- **Task requirements**
Pictures stay out. Extract the lines below from the first one through the line with "width=8.6cm,minimum height=2.2cm] (guru)", both included.

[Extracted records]
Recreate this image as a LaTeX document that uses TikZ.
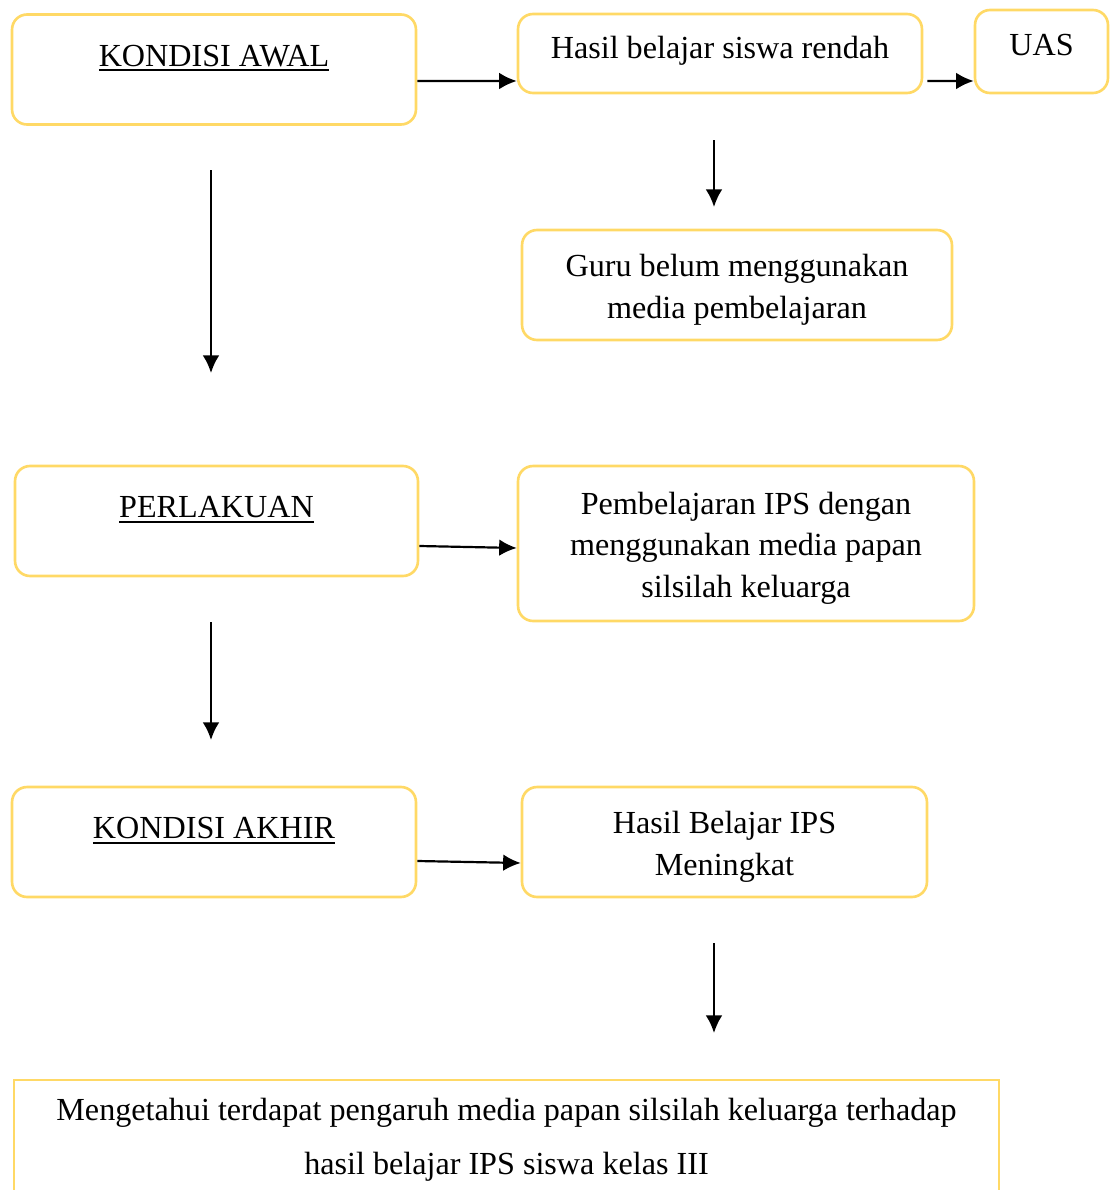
\documentclass[tikz,border=0pt]{standalone}
\usepackage{fontspec}
\setmainfont{Liberation Serif}
\usepackage{tikz}
\usetikzlibrary{arrows.meta}
\definecolor{kuning}{HTML}{FFD966}
\newcommand{\garisbawah}[1]{\setbox0\hbox{#1}\rlap{\rule[-2.9pt]{\wd0}{1.1pt}}\box0}
\newcommand{\turun}{\rule{0pt}{18pt}}

\begin{document}
\begin{tikzpicture}[x=0.02cm,y=-0.02cm]
      \tikzstyle{every node}=[font=\fontsize{18.3}{23.8}\selectfont,align=center,inner sep=0pt]
      \tikzstyle{kotak}=[draw=kuning,line width=1.5pt,rounded corners=0.3cm]
      \tikzstyle{judul}=[kotak,minimum height=2.2cm,text height=12.3pt,text depth=16pt]
      \tikzstyle{panah}=[-{Latex[length=10pt,width=9.5pt]},line width=1.25pt]
      \useasboundingbox (0,0) rectangle (1112,1190);

      \node[judul,minimum width=8.08cm] (awal) at (214,69.5) {\garisbawah{KONDISI AWAL}};
      \node[kotak,minimum width=8.08cm,minimum height=1.58cm,text height=12.3pt,text depth=6.1pt] (hasil) at (720,53.5) {Hasil belajar siswa rendah};
      \node[kotak,minimum width=2.66cm,minimum height=1.66cm,text height=12.3pt,text depth=8.3pt] (uas) at (1041.5,51.5) {UAS};
      \node[kotak,minimum width=8.6cm,minimum height=2.2cm] (guru) at (737,285) {\turun Guru belum menggunakan\\media pembelajaran};

      \node[judul,minimum width=8.06cm] (perlakuan) at (216.5,521) {\garisbawah{PERLAKUAN}};
      \node[kotak,minimum width=9.12cm,minimum height=3.1cm] (ips) at (746,543.5) {\turun Pembelajaran IPS dengan\\menggunakan media papan\\silsilah keluarga};

      \node[judul,minimum width=8.08cm] (akhir) at (214,842) {\garisbawah{KONDISI AKHIR}};
      \node[kotak,minimum width=8.1cm,minimum height=2.2cm] (meningkat) at (724.5,842) {\turun Hasil Belajar IPS\\Meningkat};

      \node[draw=kuning,line width=1.5pt,minimum width=19.7cm,minimum height=2.4cm,font=\fontsize{18.3}{30.6}\selectfont] (tujuan) at (506.5,1140) {Mengetahui terdapat pengaruh media papan silsilah keluarga terhadap\\hasil belajar IPS siswa kelas III};

      \coordinate (p1) at (714,140);
      \coordinate (p2) at (714,207);
      \coordinate (p3) at (211,170);
      \coordinate (p4) at (211,373);
      \coordinate (p5) at (211,622);
      \coordinate (p6) at (211,740);
      \coordinate (p7) at (714,943);
      \coordinate (p8) at (714,1033);

      \draw[panah] ([yshift=-0.23cm]awal.east) -- ([yshift=-0.55cm]hasil.west);
      \draw[panah] ([shift={(0.08cm,-0.55cm)}]hasil.east) -- ([yshift=-0.59cm]uas.west);
      \draw[panah] ([yshift=-0.5cm]perlakuan.east) -- ([yshift=-0.09cm]ips.west);
      \draw[panah] ([yshift=-0.38cm]akhir.east) -- ([yshift=-0.42cm]meningkat.west);

      \draw[panah] (p1) -- (p2);
      \draw[panah] (p3) -- (p4);
      \draw[panah] (p5) -- (p6);
      \draw[panah] (p7) -- (p8);
    \end{tikzpicture}
\end{document}
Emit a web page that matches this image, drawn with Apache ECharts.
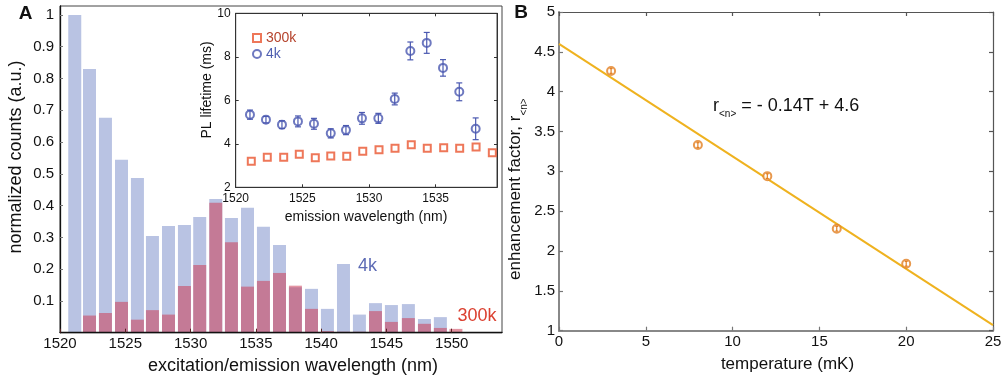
<!DOCTYPE html>
<html><head><meta charset="utf-8">
<script src="https://cdn.jsdelivr.net/npm/echarts@6/dist/echarts.min.js"></script>
<style>html,body{margin:0;padding:0;background:#fff}#c{width:1006px;height:381px}</style>
</head><body><div id="c"></div>
<script>
// ---- Panel A: histogram ----
const wavelengths = [1521.13,1522.26,1523.48,1524.71,1525.93,1527.08,1528.31,1529.53,1530.70,1531.93,1533.13,1534.36,1535.58,1536.81,1538.03,1539.26,1540.48,1541.71,1542.93,1544.16,1545.38,1546.68,1547.91,1549.13,1550.32];
const counts4k = [1.000,0.830,0.676,0.544,0.487,0.304,0.336,0.339,0.364,0.421,0.361,0.393,0.333,0.276,0.143,0.138,0.075,0.216,0.057,0.093,0.087,0.090,0.043,0.049,0];
const counts300k = [0,0.054,0.062,0.097,0.041,0.071,0.057,0.147,0.213,0.409,0.285,0.145,0.163,0.188,0.148,0.075,0.005,0.003,0.003,0.068,0.034,0.046,0.028,0.015,0.012];

// ---- Panel A inset: PL lifetime ----
const insetWl4k = [1521.07,1522.27,1523.47,1524.67,1525.87,1527.13,1528.27,1529.47,1530.70,1531.93,1533.10,1534.33,1535.55,1536.77,1538.00];
const lifetime4k = [5.34,5.11,4.88,5.03,4.92,4.48,4.63,5.17,5.17,6.06,8.27,8.64,7.49,6.39,4.69];
const lifetime4kErr = [0.21,0.15,0.18,0.25,0.25,0.21,0.21,0.27,0.23,0.27,0.41,0.48,0.38,0.41,0.50];
const insetWl300k = [1521.17,1522.37,1523.60,1524.77,1525.97,1527.13,1528.33,1529.53,1530.75,1531.95,1533.17,1534.37,1535.60,1536.80,1538.03,1539.25];
const lifetime300k = [3.20,3.38,3.38,3.52,3.36,3.44,3.43,3.66,3.73,3.80,3.96,3.80,3.82,3.80,3.85,3.59];

// ---- Panel B: enhancement factor ----
const temperatures = [3,8,12,16,20];
const enhancement = [4.26,3.33,2.94,2.28,1.84];
const enhancementErr = [0.03,0.03,0.03,0.03,0.03];
const fitT = [0,25];
const fitR = [4.6,1.07];

const FONT = "'Liberation Sans', Arial, Helvetica, sans-serif";
const chart = echarts.init(document.getElementById('c'), null, {renderer:'canvas'});

function errRenderer(color, cap, lw){
  return function(params, api){
    const lo = api.coord([api.value(0), api.value(1)]);
    const hi = api.coord([api.value(0), api.value(2)]);
    const st = {stroke: color, lineWidth: lw};
    return {type:'group', children:[
      {type:'line', shape:{x1:lo[0],y1:lo[1],x2:hi[0],y2:hi[1]}, style:st},
      {type:'line', shape:{x1:lo[0]-cap,y1:lo[1],x2:lo[0]+cap,y2:lo[1]}, style:st},
      {type:'line', shape:{x1:hi[0]-cap,y1:hi[1],x2:hi[0]+cap,y2:hi[1]}, style:st}
    ]};
  };
}

const plain = v => String(+(+v).toFixed(3));
const lbl = (size, margin, extra) => Object.assign({fontFamily:FONT, fontSize:size, color:'#111', margin:margin, formatter:plain}, extra||{});

const option = {
  animation:false,
  backgroundColor:'#fff',
  grid:[
    {left:60, top:6, width:442, height:326.7, show:true, borderColor:'#444', borderWidth:1, z:0},
    {left:235.7, top:13.3, width:261.3, height:174, show:true, backgroundColor:'#fff', borderColor:'#444', borderWidth:1, z:10},
    {left:559, top:12, width:434, height:318.7, show:false, z:0}
  ],
  legend:{
    data:[{name:'300k', textStyle:{color:'#b5432c'}},{name:'4k', textStyle:{color:'#4f5fb0'}}],
    orient:'vertical', left:252, top:31, padding:0, itemGap:2, itemWidth:8, itemHeight:8,
    textStyle:{fontFamily:FONT, fontSize:14}, z:20, selectedMode:false
  },
  xAxis:[
    {gridIndex:0, type:'value', min:1520, max:1553.85, interval:5, z:3,
     axisLine:{onZero:false, lineStyle:{color:'#111', width:1.3}},
     axisTick:{inside:true, length:4, lineStyle:{color:'#552222'}},
     axisLabel:lbl(15,4,{showMaxLabel:false}), splitLine:{show:false}},
    {gridIndex:1, type:'value', min:1520, max:1539.6, interval:5, z:11,
     axisLine:{onZero:false, lineStyle:{color:'#333', width:1}},
     axisTick:{inside:true, length:3, lineStyle:{color:'#333'}},
     axisLabel:lbl(12,5,{showMaxLabel:false}), splitLine:{show:false}},
    {gridIndex:1, type:'value', position:'top', min:1520, max:1539.6, interval:5, z:11,
     axisLine:{onZero:false, lineStyle:{color:'#333', width:1}},
     axisTick:{inside:true, length:3, lineStyle:{color:'#333'}},
     axisLabel:{show:false}, splitLine:{show:false}},
    {gridIndex:2, type:'value', min:0, max:25, interval:5,
     axisLine:{onZero:false, lineStyle:{color:'#888', width:2}},
     axisTick:{inside:true, length:4, lineStyle:{color:'#777', width:1.2}},
     axisLabel:lbl(15,4), splitLine:{show:false}},
    {gridIndex:2, type:'value', position:'top', min:0, max:25, interval:5,
     axisLine:{onZero:false, lineStyle:{color:'#555', width:1.2}},
     axisTick:{inside:true, length:4, lineStyle:{color:'#555', width:1.2}},
     axisLabel:{show:false}, splitLine:{show:false}}
  ],
  yAxis:[
    {gridIndex:0, type:'value', min:0, max:1.028, interval:0.1, z:3,
     axisLine:{show:true, onZero:false, lineStyle:{color:'#111', width:1.3}},
     axisTick:{show:true, inside:true, length:3, lineStyle:{color:'#777'}},
     axisLabel:lbl(15,6,{showMinLabel:false, showMaxLabel:false}), splitLine:{show:false}},
    {gridIndex:1, type:'value', min:2, max:10, interval:2, z:11,
     axisLine:{show:true, onZero:false, lineStyle:{color:'#333', width:1}},
     axisTick:{show:true, inside:true, length:3, lineStyle:{color:'#333'}},
     axisLabel:lbl(12,5), splitLine:{show:false}},
    {gridIndex:1, type:'value', position:'right', min:2, max:10, interval:2, z:11,
     axisLine:{show:true, onZero:false, lineStyle:{color:'#333', width:1}},
     axisTick:{show:true, inside:true, length:3, lineStyle:{color:'#333'}},
     axisLabel:{show:false}, splitLine:{show:false}},
    {gridIndex:2, type:'value', min:1, max:5, interval:0.5,
     axisLine:{show:true, onZero:false, lineStyle:{color:'#888', width:2}},
     axisTick:{show:true, inside:true, length:4, lineStyle:{color:'#777', width:1.2}},
     axisLabel:lbl(15,4), splitLine:{show:false}},
    {gridIndex:2, type:'value', position:'right', min:1, max:5, interval:0.5,
     axisLine:{show:true, onZero:false, lineStyle:{color:'#555', width:1.2}},
     axisTick:{show:true, inside:true, length:4, lineStyle:{color:'#555', width:1.2}},
     axisLabel:{show:false}, splitLine:{show:false}}
  ],
  series:[
    {name:'bars4k', type:'bar', xAxisIndex:0, yAxisIndex:0, barWidth:13, barGap:'-100%',
     data: wavelengths.map((w,i)=>[w, counts4k[i]]), itemStyle:{color:'#b9c3e3'}, z:2},
    {name:'bars300k', type:'bar', xAxisIndex:0, yAxisIndex:0, barWidth:13, barGap:'-100%',
     data: wavelengths.map((w,i)=>[w, counts300k[i]]), itemStyle:{color:'rgba(205,62,87,0.55)'}, z:2},
    {name:'300k', type:'scatter', xAxisIndex:1, yAxisIndex:1, symbol:'emptyRect', symbolSize:7,
     data: insetWl300k.map((w,i)=>[w, lifetime300k[i]]), itemStyle:{color:'#ea5530', borderWidth:1.3}, z:12},
    {name:'4k', type:'scatter', xAxisIndex:1, yAxisIndex:1, symbol:'emptyCircle', symbolSize:8,
     data: insetWl4k.map((w,i)=>[w, lifetime4k[i]]), itemStyle:{color:'#4a58b0', borderWidth:1.2}, z:12},
    {name:'4kErr', type:'custom', xAxisIndex:1, yAxisIndex:1, z:13,
     data: insetWl4k.map((w,i)=>[w, lifetime4k[i]-lifetime4kErr[i], lifetime4k[i]+lifetime4kErr[i]]),
     renderItem: errRenderer('#4a58b0', 3, 1.2)},
    {name:'fit', type:'line', xAxisIndex:3, yAxisIndex:3, showSymbol:false, symbol:'none',
     data: fitT.map((t,i)=>[t, fitR[i]]), lineStyle:{color:'#efb21f', width:2}, z:2},
    {name:'enh', type:'scatter', xAxisIndex:3, yAxisIndex:3, symbol:'emptyCircle', symbolSize:8,
     data: temperatures.map((t,i)=>[t, enhancement[i]]), itemStyle:{color:'#e27f22', borderWidth:2.2}, z:3},
    {name:'enhErr', type:'custom', xAxisIndex:3, yAxisIndex:3, z:4,
     data: temperatures.map((t,i)=>[t, enhancement[i]-enhancementErr[i], enhancement[i]+enhancementErr[i]]),
     renderItem: errRenderer('#e27f22', 1.5, 1.2)}
  ],
  graphic:[
    {type:'text', x:25.5, y:13.5, z:100, style:{text:'A', font:'bold 19px '+FONT, align:'center', verticalAlign:'middle', fill:'#111'}},
    {type:'text', x:521, y:13, z:100, style:{text:'B', font:'bold 19px '+FONT, align:'center', verticalAlign:'middle', fill:'#111'}},
    {type:'text', x:16, y:157, rotation:Math.PI/2, z:100, style:{text:'normalized counts (a.u.)', font:'18px '+FONT, align:'center', verticalAlign:'middle', fill:'#111'}},
    {type:'text', x:293, y:366, z:100, style:{text:'excitation/emission wavelength (nm)', font:'18px '+FONT, align:'center', verticalAlign:'middle', fill:'#111'}},
    {type:'text', x:366, y:217.5, z:100, style:{text:'emission wavelength (nm)', font:'14px '+FONT, align:'center', verticalAlign:'middle', fill:'#111'}},
    {type:'text', x:207, y:90, rotation:Math.PI/2, z:100, style:{text:'PL lifetime (ms)', font:'14px '+FONT, align:'center', verticalAlign:'middle', fill:'#111'}},
    {type:'text', x:367.5, y:266, z:100, style:{text:'4k', font:'18px '+FONT, align:'center', verticalAlign:'middle', fill:'#5d6bb5'}},
    {type:'text', x:477, y:316.5, z:100, style:{text:'300k', font:'18px '+FONT, align:'center', verticalAlign:'middle', fill:'#db4030'}},
    {type:'text', x:787.5, y:364.5, z:100, style:{text:'temperature (mK)', font:'17px '+FONT, align:'center', verticalAlign:'middle', fill:'#111'}},
    {type:'text', x:507, y:280, rotation:Math.PI/2, z:100, style:{
      text:'{m|enhancement factor, r}{s|<n>}', align:'left', verticalAlign:'top', fill:'#111',
      rich:{m:{fontFamily:FONT, fontSize:17, lineHeight:20, verticalAlign:'top'},
            s:{fontFamily:FONT, fontSize:10, verticalAlign:'bottom', padding:[12,0,0,0]}}}},
    {type:'text', x:713, y:97, z:100, style:{
      text:'{m|r}{s|<n>}{m| = - 0.14T + 4.6}', align:'left', verticalAlign:'top', fill:'#111',
      rich:{m:{fontFamily:FONT, fontSize:18, lineHeight:20, verticalAlign:'top'},
            s:{fontFamily:FONT, fontSize:10, verticalAlign:'bottom', padding:[12,0,0,0]}}}}
  ]
};
chart.setOption(option);
</script>
</body></html>
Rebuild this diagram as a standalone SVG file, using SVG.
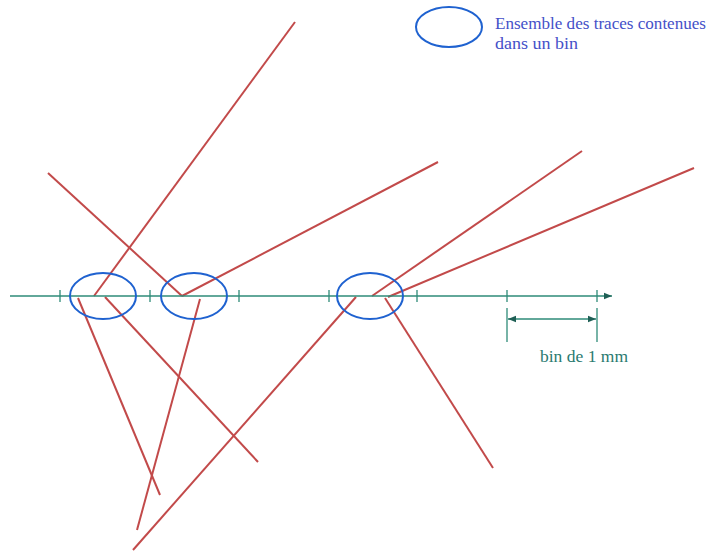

- **Output of the task**
Recreate this image as a LaTeX document that uses TikZ.
\documentclass[tikz,border=0pt]{standalone}
\usepackage{fontspec}
\setmainfont{Liberation Serif}
\usepackage{tikz}
\usetikzlibrary{arrows.meta}
\definecolor{kuning}{HTML}{FFD966}
\newcommand{\garisbawah}[1]{\setbox0\hbox{#1}\rlap{\rule[-2.9pt]{\wd0}{1.1pt}}\box0}
\newcommand{\turun}{\rule{0pt}{18pt}}

\begin{document}
\begin{tikzpicture}[x=0.02cm,y=-0.02cm]
      \tikzstyle{every node}=[font=\fontsize{18.3}{23.8}\selectfont,align=center,inner sep=0pt]
      \tikzstyle{kotak}=[draw=kuning,line width=1.5pt,rounded corners=0.3cm]
      \tikzstyle{judul}=[kotak,minimum height=2.2cm,text height=12.3pt,text depth=16pt]
      \tikzstyle{panah}=[-{Latex[length=10pt,width=9.5pt]},line width=1.25pt]
      \useasboundingbox (0,0) rectangle (1112,1190);

      \node[judul,minimum width=8.08cm] (awal) at (214,69.5) {\garisbawah{KONDISI AWAL}};
      \node[kotak,minimum width=8.08cm,minimum height=1.58cm,text height=12.3pt,text depth=6.1pt] (hasil) at (720,53.5) {Hasil belajar siswa rendah};
      \node[kotak,minimum width=2.66cm,minimum height=1.66cm,text height=12.3pt,text depth=8.3pt] (uas) at (1041.5,51.5) {UAS};
      \node[kotak,minimum width=8.6cm,minimum height=2.2cm] (guru) at (737,285) {\turun Guru belum menggunakan\\media pembelajaran};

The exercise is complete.